Anos atrás, em uma das únicas vezes que tentei mestrar D&D 4E, escrevi um texto dando conta de que as pessoas podiam fazer ações além do que diziam os poderes. Fiz isso porque na época os jogadores andavam meio bitolados com suas habilidades, chegando a ficar perdidos em algumas situações – por exemplo, quando tiveram que pensar em uma senha para dar a robgoblins inimigos em uma dungeon e ficaram varando suas fichas (acabaram partindo para a porrada). Hoje em dia, tenho sorte de dizer que não temos mais esse “problema”.
Sabemos que sistemas com regras mais abertas permitem que as pessoas improvisem na hora de fazer as ações e criem suas próprias regrinhas na hora. Isso costuma ser taxado como falha de design, onde se exaltam sistemas estruturados, com “mais opções mecânicas”. Mas para esta reflexão, eu parto do princípio que nem o conjunto de regras mais pesado prevê todas as situações, e creio que qualquer sistema acaba ficando cansativo quando a mesa se limita ao que está no script. Não que ter recursos mecânicos e se manter neles seja algo ruim, mas eu pessoalmente gosto demais quando os jogadores se sentem à vontade para tentar ações legais, como derrubar o monstro esticando uma corda, jogar óleo (ou estrepes) para retardar perseguidores, desmoronar um pilar em cima de alguém, usar as estalactites ou o candelabro para se jogar em cima dos inimigos…
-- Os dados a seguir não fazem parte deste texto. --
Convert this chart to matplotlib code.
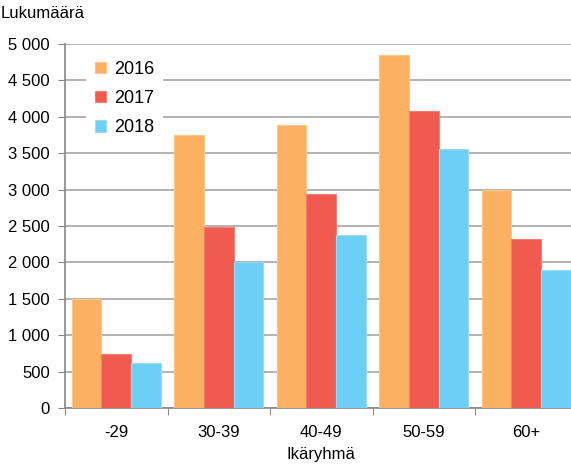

Ontem começamos uma campanha de Dragon Age RPG (sucessora da Canção Escarlate), um sistema extremamente bem pensado para iniciantes, com manobras de combate bem organizadinhas na forma de Façanhas – dependendo da sua sorte de tirar dois dados iguais no ataque, você pode sempre fazer alguma manobra doida. Já tinha narrado o sistema antes, mas a  gente se sentiu meio limitado (achava que era sempre rolar os dados e torcer por um “duplo”), e foi preciso alguns meses de jogo com meu irmão para aprender a gostar do DARPG e deixá-lo mais com a nossa cara. Nenhuma grande alteração de regras, apenas o uso mais tranquilo de improvisação.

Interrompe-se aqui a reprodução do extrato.